Short exercise:
Your job is to retype all of the data word for word, leaving every image out.

Raw data:

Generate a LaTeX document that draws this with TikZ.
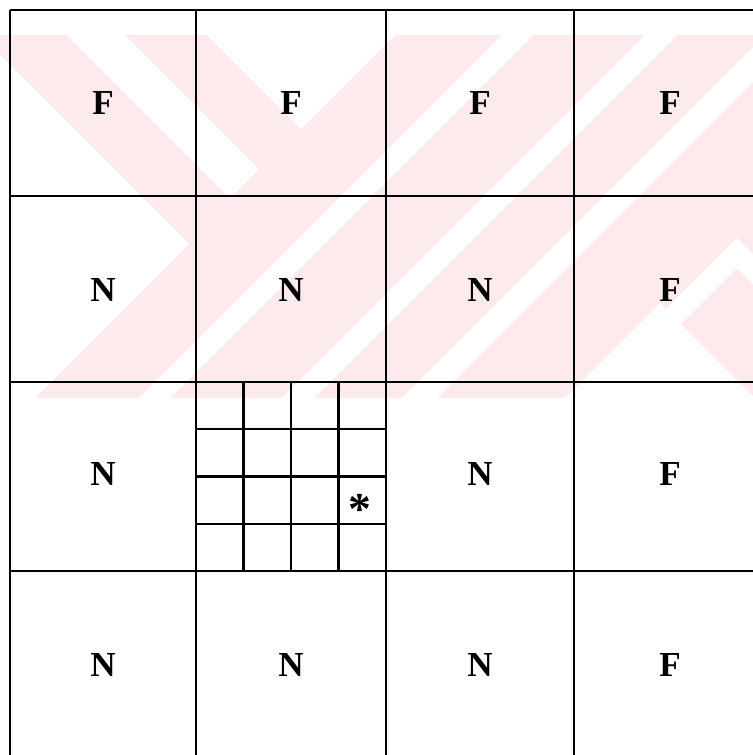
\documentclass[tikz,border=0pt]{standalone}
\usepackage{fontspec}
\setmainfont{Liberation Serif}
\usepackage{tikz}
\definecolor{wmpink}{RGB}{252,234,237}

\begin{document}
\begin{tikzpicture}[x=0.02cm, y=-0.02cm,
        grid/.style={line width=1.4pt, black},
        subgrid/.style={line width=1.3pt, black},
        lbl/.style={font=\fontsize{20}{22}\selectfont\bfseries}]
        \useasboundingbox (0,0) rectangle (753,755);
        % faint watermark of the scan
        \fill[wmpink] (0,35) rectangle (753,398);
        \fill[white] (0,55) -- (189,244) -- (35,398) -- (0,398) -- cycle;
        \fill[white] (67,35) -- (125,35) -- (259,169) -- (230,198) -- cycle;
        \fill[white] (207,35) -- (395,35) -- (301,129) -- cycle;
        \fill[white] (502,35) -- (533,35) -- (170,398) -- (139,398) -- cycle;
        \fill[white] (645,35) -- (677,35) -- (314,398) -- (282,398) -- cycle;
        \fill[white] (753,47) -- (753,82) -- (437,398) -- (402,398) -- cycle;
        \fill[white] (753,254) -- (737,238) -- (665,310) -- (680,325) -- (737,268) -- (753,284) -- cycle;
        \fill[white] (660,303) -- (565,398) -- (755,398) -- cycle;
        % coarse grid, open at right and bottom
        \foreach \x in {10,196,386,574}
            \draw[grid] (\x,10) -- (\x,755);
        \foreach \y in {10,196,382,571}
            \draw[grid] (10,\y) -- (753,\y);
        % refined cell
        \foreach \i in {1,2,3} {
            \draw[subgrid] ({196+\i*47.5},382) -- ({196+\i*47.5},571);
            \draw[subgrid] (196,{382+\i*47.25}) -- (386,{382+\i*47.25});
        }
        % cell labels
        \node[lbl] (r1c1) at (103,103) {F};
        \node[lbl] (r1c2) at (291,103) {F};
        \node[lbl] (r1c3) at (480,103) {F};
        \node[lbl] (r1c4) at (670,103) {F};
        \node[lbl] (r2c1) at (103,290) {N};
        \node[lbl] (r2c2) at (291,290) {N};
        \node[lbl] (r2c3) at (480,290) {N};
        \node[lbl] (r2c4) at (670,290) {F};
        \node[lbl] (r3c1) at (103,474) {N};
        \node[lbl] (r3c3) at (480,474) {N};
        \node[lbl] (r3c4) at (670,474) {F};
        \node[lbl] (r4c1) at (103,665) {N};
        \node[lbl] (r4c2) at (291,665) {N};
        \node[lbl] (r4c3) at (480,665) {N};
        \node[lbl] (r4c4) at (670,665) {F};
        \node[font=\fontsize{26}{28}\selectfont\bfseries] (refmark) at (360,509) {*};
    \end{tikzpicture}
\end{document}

Exercise response:
Generate a LaTeX document that draws this with TikZ.
\documentclass[tikz,border=0pt]{standalone}
\usepackage{fontspec}
\setmainfont{Liberation Serif}
\usepackage{tikz}
\definecolor{wmpink}{RGB}{252,234,237}

\begin{document}
\begin{tikzpicture}[x=0.02cm, y=-0.02cm,
        grid/.style={line width=1.4pt, black},
        subgrid/.style={line width=1.3pt, black},
        lbl/.style={font=\fontsize{20}{22}\selectfont\bfseries}]
        \useasboundingbox (0,0) rectangle (753,755);
        % faint watermark of the scan
        \fill[wmpink] (0,35) rectangle (753,398);
        \fill[white] (0,55) -- (189,244) -- (35,398) -- (0,398) -- cycle;
        \fill[white] (67,35) -- (125,35) -- (259,169) -- (230,198) -- cycle;
        \fill[white] (207,35) -- (395,35) -- (301,129) -- cycle;
        \fill[white] (502,35) -- (533,35) -- (170,398) -- (139,398) -- cycle;
        \fill[white] (645,35) -- (677,35) -- (314,398) -- (282,398) -- cycle;
        \fill[white] (753,47) -- (753,82) -- (437,398) -- (402,398) -- cycle;
        \fill[white] (753,254) -- (737,238) -- (665,310) -- (680,325) -- (737,268) -- (753,284) -- cycle;
        \fill[white] (660,303) -- (565,398) -- (755,398) -- cycle;
        % coarse grid, open at right and bottom
        \foreach \x in {10,196,386,574}
            \draw[grid] (\x,10) -- (\x,755);
        \foreach \y in {10,196,382,571}
            \draw[grid] (10,\y) -- (753,\y);
        % refined cell
        \foreach \i in {1,2,3} {
            \draw[subgrid] ({196+\i*47.5},382) -- ({196+\i*47.5},571);
            \draw[subgrid] (196,{382+\i*47.25}) -- (386,{382+\i*47.25});
        }
        % cell labels
        \node[lbl] (r1c1) at (103,103) {F};
        \node[lbl] (r1c2) at (291,103) {F};
        \node[lbl] (r1c3) at (480,103) {F};
        \node[lbl] (r1c4) at (670,103) {F};
        \node[lbl] (r2c1) at (103,290) {N};
        \node[lbl] (r2c2) at (291,290) {N};
        \node[lbl] (r2c3) at (480,290) {N};
        \node[lbl] (r2c4) at (670,290) {F};
        \node[lbl] (r3c1) at (103,474) {N};
        \node[lbl] (r3c3) at (480,474) {N};
        \node[lbl] (r3c4) at (670,474) {F};
        \node[lbl] (r4c1) at (103,665) {N};
        \node[lbl] (r4c2) at (291,665) {N};
        \node[lbl] (r4c3) at (480,665) {N};
        \node[lbl] (r4c4) at (670,665) {F};
        \node[font=\fontsize{26}{28}\selectfont\bfseries] (refmark) at (360,509) {*};
    \end{tikzpicture}
\end{document}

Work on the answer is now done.